Carl Grove
Justified & Ancient
- Joined
- Dec 14, 2014
- Messages
- 2,104
- Location
- Bury St Edmunds
I've been thinking about this quite a lot the last couple of days and one thing that's struck me is that while very many older buildings have shifted in purpose over time (often several times), or have become preserved in the aspic of heritage and/or been turned into museums, gallerys and that kind of thing, railway stations are one of the few Victorian/Edwardian edifices that serve precisely the same purpose that they did when they were built, and are still used for millions of individual journeys virtually every single day of the year - year in year out. (I'm not suggesting that every station is in it's original form - but many are, or at least enough so to be recognisable to the original passengers.)
(Obviously there are other examples of such continuity - theatres would be one, but the footfall for such buildings is utterly tiny, compared to metropolitan railway stations.)
I just wonder if this might psychologically or, if you like, paranormally, make railway stations prone to a certain chronological looseness (or 'thin places' - as my terrifying Irish grandmother might have said). Certainly, from a psychogeographical point of view they should be rich habitats - and yet oddly, from my reading in that area, they seem to be under-represented environments; maybe we are just so familiar with the places that we unconsciously assimilate their atmosphere without thinking about it.
I am not at all a train buff, but I love railway stations - and have done since I was a kid: the whole of human life in all its variety, the contemplation of which is inexhaustible, and all that stuff. (I've mentioned recently that Marylebone Station always looks to me - especially on a misty late autumn or winter afternoon - that it is only just about clinging to the present time. And, as I've mentioned in the past, one of the oddest - but really quite nice - things that ever happened to me happened at a station.)

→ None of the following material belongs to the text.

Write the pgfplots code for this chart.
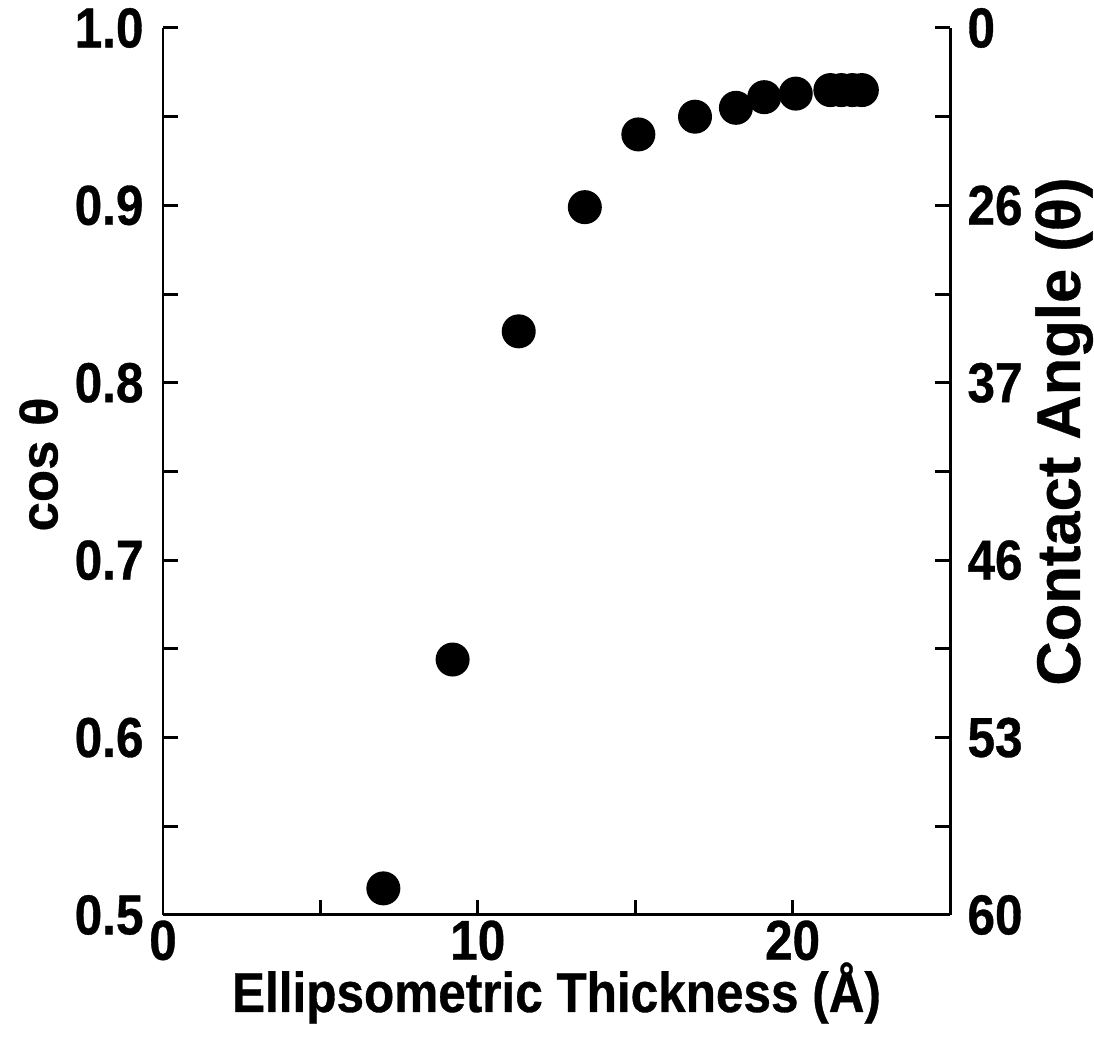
\documentclass[border=0pt]{standalone}
\usepackage{fontspec}
\setmainfont{Liberation Sans}[FakeBold=0.6]
\newfontfamily\condfont{Liberation Sans}[FakeStretch=0.88,FakeBold=0.6]
\usepackage{pgfplots}
\pgfplotsset{compat=1.18}
\begin{document}
\begin{tikzpicture}
\useasboundingbox (-16.3mm,-13.7mm) rectangle (93.1mm,91.5mm);
\pgfplotsset{
  every axis/.append style={
    scale only axis, width=78.7mm, height=88.7mm,
    xmin=0, xmax=25, ymin=0.5, ymax=1.0,
    line width=0.85pt,
    tick align=inside,
    major tick length=1.5mm, minor tick length=1.5mm,
    tick style={line width=0.85pt, black},
    tick label style={font=\condfont\fontsize{16}{18}\selectfont\bfseries},
    /pgf/number format/assume math mode=true,
  }
}
\begin{axis}[
  axis x line*=bottom, axis y line*=left,
  xtick={0,10,20}, minor xtick={5,15},
  ytick={0.5,0.6,0.7,0.8,0.9,1.0},
  minor ytick={0.55,0.65,0.75,0.85,0.95},
  yticklabels={0.5,0.6,0.7,0.8,0.9,1.0},
  xlabel={Ellipsometric Thickness (Å)},
  ylabel={cos θ},
  xlabel style={font=\condfont\fontsize{16}{18}\selectfont\bfseries,
    at={(axis description cs:0.5,-0.088)}, anchor=center},
  ylabel style={font=\fontsize{15}{17}\selectfont\bfseries,
    at={(axis description cs:-0.158,0.508)}, anchor=center},
  xticklabel style={anchor=north, inner sep=0pt, yshift=-0.4mm},
  yticklabel style={anchor=east, inner sep=0pt, xshift=-1.8mm},
]
\addplot[only marks, mark=*, mark size=1.55mm, black] coordinates {
(7.0,0.515) (9.2,0.644) (11.3,0.829) (13.4,0.899) (15.1,0.940)
(16.9,0.950) (18.2,0.955) (19.1,0.961) (20.1,0.963)
(21.2,0.965) (21.55,0.965) (21.9,0.965) (22.2,0.965)
};
\end{axis}
\begin{axis}[
  axis x line=none, axis y line*=right,
  ytick={0.5,0.6,0.7,0.8,0.9,1.0},
  minor ytick={0.55,0.65,0.75,0.85,0.95},
  yticklabels={60,53,46,37,26,0},
  yticklabel style={anchor=west, inner sep=0pt, xshift=1.6mm},
  ylabel={Contact Angle (θ)},
  ylabel style={font=\fontsize{17.5}{19}\selectfont\bfseries,
    at={(axis description cs:1.145,0.545)}, anchor=center},
]
\addplot[draw=none] coordinates {(0,0.5)};
\end{axis}
\end{tikzpicture}
\end{document}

Yes, really good observations. Another related factor, if you have noticed my putting forward the idea that the earth's natural torsion fields are a factor in the generation of time and dimensional slips, is that if the fabric of a building today is much the same as it was, say 50 years ago, then the chances of an identical interference wave pattern happening today must be significantly higher, hence making a time slip more likely.